Baring It At 30 Weeks!

My belly is really transforming and I think it is hard to see the transformation through my shirt. For example, this morning I took a belly picture with my shirt on, and compared it to last weeks photo, and they look so similar. Maybe tonight when Greg takes my full shot I will be able to notice a difference, but for now, I can't really tell. But I can tell when I see my bare belly! It seems and feels huge to me, so I thought I would start documenting bare belly photos too (unless of course I start sporting stretch marks, and then I may change my mind).

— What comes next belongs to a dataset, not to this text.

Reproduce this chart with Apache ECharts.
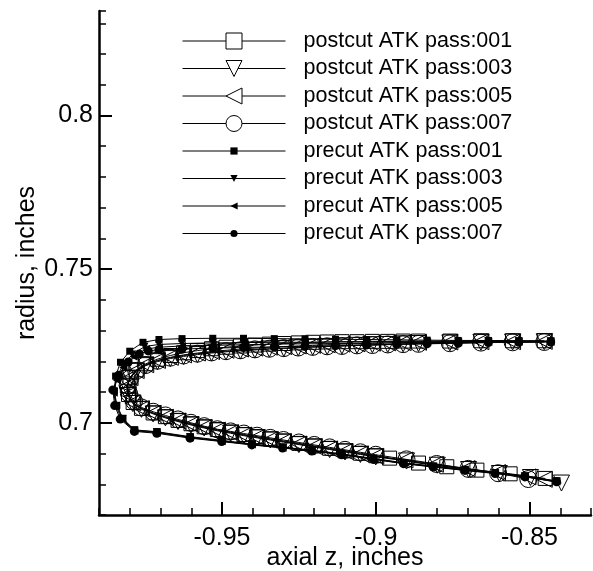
<!DOCTYPE html>
<html><head><meta charset="utf-8">
<script src="https://cdn.jsdelivr.net/npm/echarts@6/dist/echarts.min.js"></script>
<style>html,body{margin:0;padding:0;background:#fff}#c{width:593px;height:571px}</style>
</head><body><div id="c"></div>
<script>
// ---- tick labels ----
const xMajor = [-0.95, -0.9, -0.85];
const yMajor = [0.7, 0.75, 0.8];
const seriesNames = ['postcut ATK pass:001','postcut ATK pass:003','postcut ATK pass:005','postcut ATK pass:007',
  'precut ATK pass:001','precut ATK pass:003','precut ATK pass:005','precut ATK pass:007'];

// ---- postcut (shared grid positions) ----
const postZUpper = [-0.8452,-0.8555,-0.8658,-0.8759,-0.8861,-0.8911,-0.8961,-0.9011,-0.9061,-0.9110,-0.9158,-0.9205,-0.9252,-0.9299,-0.9346,-0.9393,-0.9440,-0.9487,-0.9534,-0.9580,-0.9625,-0.9668,-0.9710,-0.9748,-0.9779,-0.9799];
const postZLower = [-0.9762,-0.9724,-0.9684,-0.9643,-0.9601,-0.9558,-0.9515,-0.9472,-0.9429,-0.9386,-0.9343,-0.9300,-0.9250,-0.9200,-0.9150,-0.9100,-0.9050,-0.9000];

const post001Upper = [0.7267,0.7267,0.7267,0.7266,0.7266,0.7266,0.7265,0.7265,0.7264,0.7264,0.7263,0.7262,0.7260,0.7258,0.7256,0.7253,0.7250,0.7246,0.7241,0.7235,0.7228,0.7219,0.7207,0.7192,0.7172,0.7148];
const post003Upper = [0.7264,0.7263,0.7262,0.7260,0.7258,0.7257,0.7255,0.7254,0.7252,0.7250,0.7248,0.7246,0.7244,0.7242,0.7240,0.7237,0.7234,0.7231,0.7227,0.7222,0.7216,0.7209,0.7199,0.7186,0.7168,0.7145];
const post005Upper = [0.7265,0.7264,0.7264,0.7263,0.7262,0.7261,0.7260,0.7259,0.7257,0.7256,0.7254,0.7252,0.7250,0.7248,0.7246,0.7243,0.7240,0.7236,0.7232,0.7227,0.7221,0.7213,0.7203,0.7189,0.7170,0.7147];
const post007Upper = [0.7263,0.7262,0.7261,0.7259,0.7257,0.7256,0.7255,0.7253,0.7252,0.7250,0.7249,0.7247,0.7245,0.7243,0.7241,0.7239,0.7236,0.7233,0.7229,0.7225,0.7219,0.7212,0.7202,0.7188,0.7169,0.7144];

const post001Nose = [[-0.9808,0.7120],[-0.9804,0.7092],[-0.9789,0.7066]];
const post003Nose = [[-0.9810,0.7117],[-0.9806,0.7089],[-0.9791,0.7063]];
const post005Nose = [[-0.9809,0.7119],[-0.9805,0.7091],[-0.9790,0.7065]];
const post007Nose = [[-0.9807,0.7122],[-0.9802,0.7095],[-0.9786,0.7070]];

const post001Lower = [0.7047,0.7032,0.7020,0.7008,0.6997,0.6987,0.6978,0.6970,0.6962,0.6955,0.6948,0.6941,0.6933,0.6925,0.6917,0.6909,0.6901,0.6893];
const post003Lower = [0.7044,0.7029,0.7016,0.7004,0.6993,0.6983,0.6974,0.6966,0.6958,0.6951,0.6944,0.6937,0.6929,0.6921,0.6913,0.6905,0.6897,0.6889];
const post005Lower = [0.7046,0.7031,0.7018,0.7006,0.6995,0.6985,0.6976,0.6968,0.6960,0.6953,0.6946,0.6939,0.6931,0.6923,0.6915,0.6907,0.6899,0.6891];
const post007Lower = [0.7050,0.7036,0.7024,0.7011,0.7000,0.6989,0.6979,0.6972,0.6965,0.6958,0.6951,0.6944,0.6936,0.6928,0.6920,0.6912,0.6904,0.6896];

const post001Tail = [[-0.8955,0.6885],[-0.8861,0.6869],[-0.8769,0.6857],[-0.8671,0.6846],[-0.8563,0.6834],[-0.8449,0.6819]];
const post003Tail = [[-0.8900,0.6876],[-0.8800,0.6862],[-0.8698,0.6848],[-0.8598,0.6835],[-0.8497,0.6822],[-0.8396,0.6804]];
const post005Tail = [[-0.8905,0.6879],[-0.8806,0.6865],[-0.8703,0.6851],[-0.8604,0.6838],[-0.8505,0.6824],[-0.8452,0.6816]];
const post007Tail = [[-0.8900,0.6881],[-0.8802,0.6866],[-0.8699,0.6850],[-0.8602,0.6836],[-0.8504,0.6817]];

// ---- precut (shared grid positions) ----
const preZUpper = [-0.8431,-0.8535,-0.8634,-0.8732,-0.8833,-0.8932,-0.9030,-0.9131,-0.9230,-0.9330,-0.9430,-0.9530,-0.9630,-0.9705];
const preZLower = [-0.9785,-0.9712,-0.9604,-0.9501,-0.9403,-0.9303,-0.9208,-0.9111,-0.9008,-0.8910,-0.8813,-0.8710,-0.8612,-0.8515,-0.8412];

const pre001Upper = [0.7266,0.7267,0.7268,0.7268,0.7269,0.7270,0.7271,0.7272,0.7273,0.7274,0.7275,0.7275,0.7274,0.7271];
const pre003Upper = [0.7265,0.7265,0.7265,0.7264,0.7264,0.7264,0.7263,0.7263,0.7262,0.7262,0.7261,0.7260,0.7258,0.7255];
const pre005Upper = [0.7264,0.7264,0.7263,0.7262,0.7261,0.7260,0.7259,0.7258,0.7257,0.7256,0.7254,0.7252,0.7250,0.7246];
const pre007Upper = [0.7263,0.7262,0.7261,0.7259,0.7257,0.7255,0.7253,0.7251,0.7249,0.7247,0.7245,0.7243,0.7240,0.7238];

const pre001Nose = [[-0.9757,0.7262],[-0.9800,0.7233],[-0.9830,0.7197],[-0.9846,0.7152],[-0.9850,0.7104],[-0.9842,0.7057],[-0.9822,0.7014]];
const pre003Nose = [[-0.9752,0.7248],[-0.9792,0.7222],[-0.9824,0.7185],[-0.9844,0.7143],[-0.9851,0.7100],[-0.9843,0.7055],[-0.9823,0.7013]];
const pre005Nose = [[-0.9747,0.7240],[-0.9787,0.7215],[-0.9821,0.7180],[-0.9843,0.7139],[-0.9852,0.7098],[-0.9845,0.7054],[-0.9826,0.7012]];
const pre007Nose = [[-0.9740,0.7234],[-0.9769,0.7224],[-0.9805,0.7198],[-0.9836,0.7155],[-0.9855,0.7107],[-0.9849,0.7056],[-0.9831,0.7012]];

const pre001Lower = [0.6977,0.6971,0.6955,0.6943,0.6931,0.6921,0.6911,0.6899,0.6884,0.6870,0.6859,0.6848,0.6838,0.6827,0.6811];
const pre003Lower = [0.6976,0.6970,0.6953,0.6941,0.6930,0.6920,0.6910,0.6898,0.6883,0.6869,0.6858,0.6847,0.6837,0.6826,0.6810];
const pre005Lower = [0.6974,0.6968,0.6952,0.6940,0.6929,0.6919,0.6909,0.6897,0.6882,0.6868,0.6857,0.6846,0.6836,0.6825,0.6809];
const pre007Lower = [0.6972,0.6966,0.6950,0.6939,0.6928,0.6918,0.6908,0.6896,0.6881,0.6867,0.6856,0.6845,0.6835,0.6824,0.6808];

function pairs(z, r) { return z.map((v, i) => [v, r[i]]); }
function build(zu, ru, nose, zl, rl, tail) {
  return pairs(zu, ru).concat(nose, pairs(zl, rl), tail || []);
}
const dataSets = [
  build(postZUpper, post001Upper, post001Nose, postZLower, post001Lower, post001Tail),
  build(postZUpper, post003Upper, post003Nose, postZLower, post003Lower, post003Tail),
  build(postZUpper, post005Upper, post005Nose, postZLower, post005Lower, post005Tail),
  build(postZUpper, post007Upper, post007Nose, postZLower, post007Lower, post007Tail),
  build(preZUpper, pre001Upper, pre001Nose, preZLower, pre001Lower),
  build(preZUpper, pre003Upper, pre003Nose, preZLower, pre003Lower),
  build(preZUpper, pre005Upper, pre005Nose, preZLower, pre005Lower),
  build(preZUpper, pre007Upper, pre007Nose, preZLower, pre007Lower)
];
const symbols = ['rect','triangle','triangle','circle','rect','triangle','triangle','circle'];
const rotates = [0,180,90,0,0,180,90,0];
const sizes = [14,16,16,17,7,8,8,9];

const series = dataSets.map((d, i) => {
  const hollow = i < 4;
  return {
    name: seriesNames[i], type: 'line', data: d,
    symbol: symbols[i], symbolRotate: rotates[i], symbolSize: sizes[i], showAllSymbol: true,
    lineStyle: { color: '#000', width: 1 },
    itemStyle: hollow ? { color: 'rgba(0,0,0,0)', borderColor: '#000', borderWidth: 1 }
                      : { color: '#000', borderColor: '#000', borderWidth: 0 },
    emphasis: { disabled: true }, animation: false, z: hollow ? 2 : 3
  };
});

function fmt(majors) {
  return v => { const r = Math.round(v * 1000) / 1000; return majors.some(m => Math.abs(m - r) < 1e-6) ? String(r) : ''; };
}
const font = 'Liberation Sans, Arial, sans-serif';
const chart = echarts.init(document.getElementById('c'), null, { renderer: 'canvas' });
const legendCommon = {
  orient: 'vertical', left: 182, padding: 0, itemWidth: 103, itemGap: 5.5, selectedMode: false,
  textStyle: { fontSize: 21.5, lineHeight: 22, fontFamily: font, color: '#000', padding: [0, 0, 0, 13] },
  lineStyle: { color: '#000', width: 1 }
};
chart.setOption({
  animation: false,
  backgroundColor: '#fff',
  grid: { left: 99, top: 11, width: 492, height: 504, containLabel: false, outerBoundsMode: 'none' },
  legend: [
    Object.assign({}, legendCommon, { top: 30, data: seriesNames.slice(0, 4), itemHeight: 20,
      itemStyle: { color: '#fff', borderColor: '#000', borderWidth: 1 } }),
    Object.assign({}, legendCommon, { top: 140, data: seriesNames.slice(4), itemHeight: 9 })
  ],
  xAxis: [
    { type: 'value', position: 'bottom', min: -0.99, max: -0.83, interval: 0.01,
      axisLine: { show: true, lineStyle: { color: '#000', width: 2.5 } },
      axisTick: { show: true, inside: true, length: 7, lineStyle: { color: '#000', width: 1.5 } },
      axisLabel: { formatter: fmt(xMajor), fontSize: 25, fontFamily: font, color: '#000', margin: 11 },
      splitLine: { show: false },
      name: 'axial z, inches', nameLocation: 'middle', nameGap: 31, nameMoveOverlap: false,
      nameTextStyle: { fontSize: 25, fontFamily: font, color: '#000' } },
    { type: 'value', position: 'bottom', min: -0.99, max: -0.83,
      axisLine: { show: false },
      axisTick: { show: true, inside: true, length: 13, customValues: xMajor, lineStyle: { color: '#000', width: 2 } },
      axisLabel: { show: false }, splitLine: { show: false } }
  ],
  yAxis: [
    { type: 'value', position: 'left', min: 0.67, max: 0.834, interval: 0.01,
      axisLine: { show: true, lineStyle: { color: '#000', width: 2.5 } },
      axisTick: { show: true, inside: true, length: 7, lineStyle: { color: '#000', width: 1.5 } },
      axisLabel: { formatter: fmt(yMajor), fontSize: 25, fontFamily: font, color: '#000', margin: 6 },
      splitLine: { show: false },
      name: 'radius, inches', nameLocation: 'middle', nameGap: 59, nameMoveOverlap: false,
      nameTextStyle: { fontSize: 25, fontFamily: font, color: '#000' } },
    { type: 'value', position: 'left', min: 0.67, max: 0.834,
      axisLine: { show: false },
      axisTick: { show: true, inside: true, length: 13, customValues: yMajor, lineStyle: { color: '#000', width: 2 } },
      axisLabel: { show: false }, splitLine: { show: false } }
  ],
  series: series
});
</script></body></html>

So, in all it's glory, here is my 30w bare belly:
I feel huge. I feel like my stomach looks huge. But, I wouldn't trade it for anything!!! I love being pregnant and keep thinking about how fast these next 6-8 weeks are going to go and how sad I am going to be when I am longer pregnant. I have enjoyed EVERY single minute of this pregnancy. I can honestly say that I've had maybe one bad day, possibly two, in these past 30 weeks. The bleeding I had in the beginning was stressful, but I knew my babies were ok and were going to be fine. I feel so blessed by my girls and how wonderful they have been to me, and I know that is going to increase by a thousand-fold when they arrive. So, while I will be sad to no longer be pregnant, the amount of joy I am going to experience when they are born makes me so overcome with emotion.
I glanced up at my bare belly picture above and I can't believe that my babies are in there. They are actually in my stomach, just hanging out, flipping, kicking and enjoying their stay. They are amazing to me.